3 Replies to “Villa Fans Keeping The Faith?”

  • Sod the safety net, shoot for the stars. I do not want to have excuses. Football is a cut throat world. I have belief in the board (it is not often that we have been able to say that) and if it doesn’t happen on the pitch then it will be easy to identify the weakness. At the moment there are player weaknesses, in that we do not have a big enough squad to cope with a full season and are particularly light in certain areas. Hopefully this is an area that will be rectified. The other weakness is ………… us …… the supporters. Not enough of us are doing our bit to buy enough tickets. A sold out VP means the club become more business, sponsorship, partner and media attractive. These are the real people who provide the cash for Villa to progress. Randy has helped us restore faith and provided a certain amount of funding, but that will not continue indefinitely. The club have done everything possible to increase supporter numbers. However there are only a finite number of organisations who will invest big money in football teams. These companies will look at where they can get the best return. Do they choose to spend their money at the 10 clubs who have sold more S T’s than we have. Or do they choose us? We are competing for the same corporate money (the money that really makes a difference because match revenue will only account for about 12% of turnover next season) as teams who regularly fill their stadiums, many of which are bigger than VP. We have to do our bit ……. and at the moment we are badly lacking in fan numbers, even though it looks like we will have record S T numbers. So personally I do not care about a ‘safety net’ but it would be a bit hypocritical if fans complain about what happens on the pitch, if they are not doing their bit off it.

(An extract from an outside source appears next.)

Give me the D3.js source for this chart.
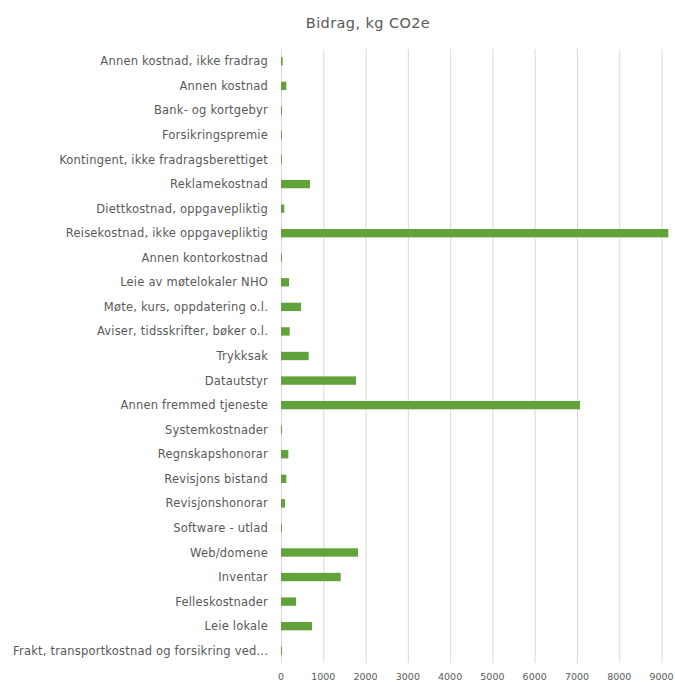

  • Certainly an interesting few years ahead of us, 4th spot might well be there for the taking with the problems at Arsenal (if Wenger goes especially) but there are several other clubs with money / fans etc who could just as easily take that spot.

  • The safety net has always been and will continue to be – blame the manager/chairman – Thats football and the price every manager pays for not delivering on expectation. So long as the manager has been given a fair go with no interferance from the boadroom then like any business you stand or fall by your results. Thats life and in life there are no guarentees.